- Theatrical release poster
- Directed by: V. V. Vinayak
- Written by: Chinni Krishna
- Produced by: Allu Aravind
- Starring: Allu Arjun; Tamannaah Bhatia; Prakash Raj; Kelly Dorji; Ashwini Kalsekar;
- Cinematography: Chota K. Naidu
- Edited by: Gautham Raju
- Music by: M. M. Keeravani
- Production company: Geetha Arts
- Distributed by: Geetha Arts
- Release date: 10 June 2011;
- Running time: 140 minutes
- Country: India
- Language: Telugu
- Budget: ₹35–42 crore

= Badrinath (film) =

2011 Indian film by V. V. Vinayak

Badrinath (alternatively spelled as Badrenath) is a 2011 Indian Telugu-language romantic action film directed by V. V. Vinayak and produced by Allu Aravind. It stars Allu Arjun as the titular samurai, along with Tamannaah Bhatia, Prakash Raj, Kelly Dorji, Ashwini Kalsekar, Rakesh Varre, Rao Ramesh and Pragathi. The film centers on Badri, an Indian samurai trained by the religious Guru Bheeshma Narayan. As the protector of the Badrinath Temple, Badri strives to restore the faith of Alakananda, an atheist woman who falls for him. He clashes with her cruel uncle, Sarkar, while his Guru suspects him of breaking the rule against falling in love, jeopardizing his succession.
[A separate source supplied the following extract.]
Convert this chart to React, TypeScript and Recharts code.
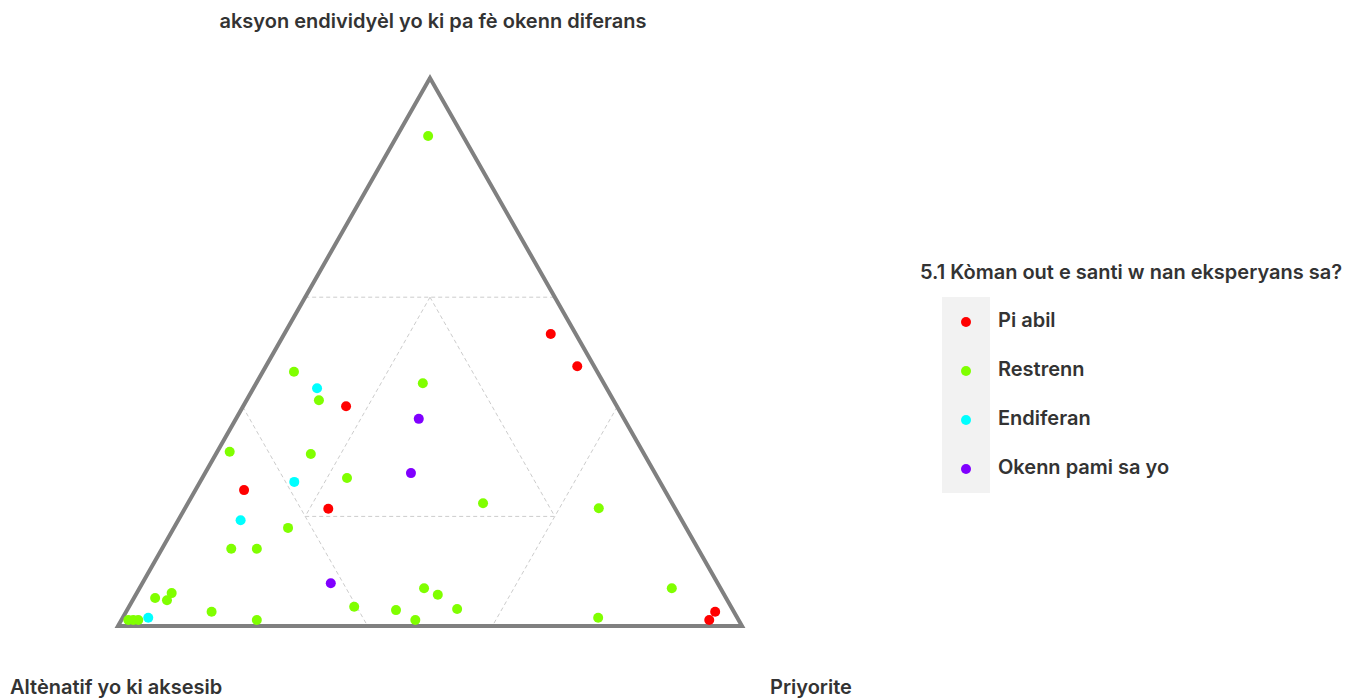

Badrinath was released on 10 June 2011 in 1,400 screens worldwide. While it received mixed to positive reviews from critics, it achieved moderate success at the box office. Prem Rakshith won the Filmfare Award for Best Choreography – South for the film's song "Nath Nath".

==Plot==
Bheeshma Narayan is a religious guru and martial arts expert, who selects Badri, a shepherd's son, and trains him into becoming an efficient samurai and the protector of Badrinath Temple. He soon meets Alakananda, an atheist woman whom he throws into the namesake river as a punishment for blowing a lamp at the temple, especially after he cured her ill grandfather. He rescues her after Bheeshma, convinced by her grandfather, orders him. Alakananda is ordered to light 1 lakh lamps as punishment, which Badri convinces her to do with devotion.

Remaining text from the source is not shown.